Recent governments have been heavy on intervention in prices and currency controls, welfare handouts and subsidies of fuel and transport – bus tickets cost only a few dollar cents.
During his campaign Milei's main vow was to ditch the peso for the US dollar and shut down the Central Bank.
However, with little power in Congress he has been forced to ally with members from the right-wing PRO party and has watered down some of his more fiery stances.
Milei and his government have doubled down on the message that inflation, and the general economic situation, will worsen significantly before they get better.
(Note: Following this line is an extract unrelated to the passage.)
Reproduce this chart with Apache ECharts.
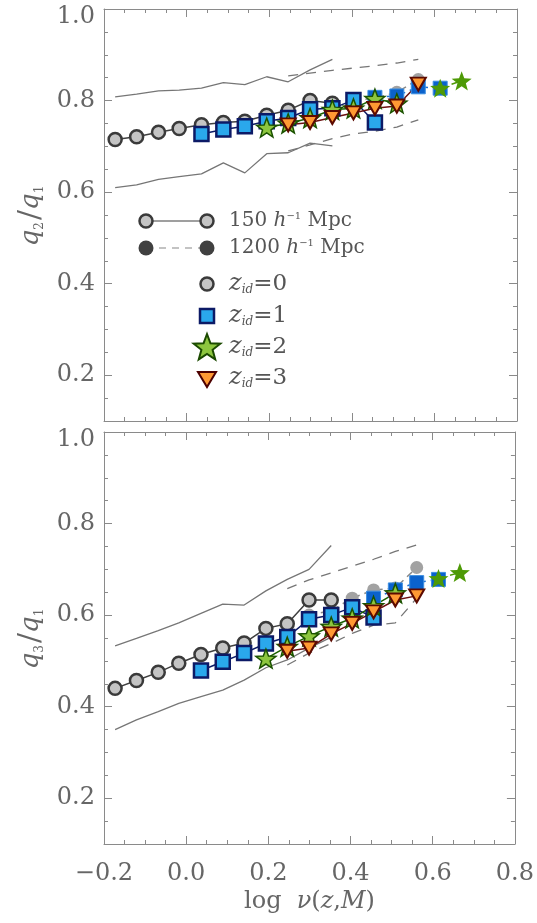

"We are going to be in poverty, and the situation is going to be much harder," said teacher Gabriel Álvarez, 57, reacting to the announcements.
Government’s measures
1) State labour contracts with less than one year in force will not be renewed.
2) Suspension of the state advertising budget for one year.
3) Reduction in the number of ministries and secretariats.
4) Reduction of discretionary money transfers to provincial governments (though Caputo actually said these would be reduced "to a minimum.")
5) Elimination of public works tenders and suspension of the execution of those tenders which have not yet started.
6) Reduction of energy and transport subsidies.
7) Freezing the Potenciar Trabajo work scheme expenditure
8) Official dollar exchange rate rises to 800 pesos per greenback. Increase of PAIS tax on imports and non-agricultural export duties.
9) Replacement of the SIRAs by an import system which does not require prior approval.
10) Doubling of the child allowance and a 50 percent increase in the Alimentar food card.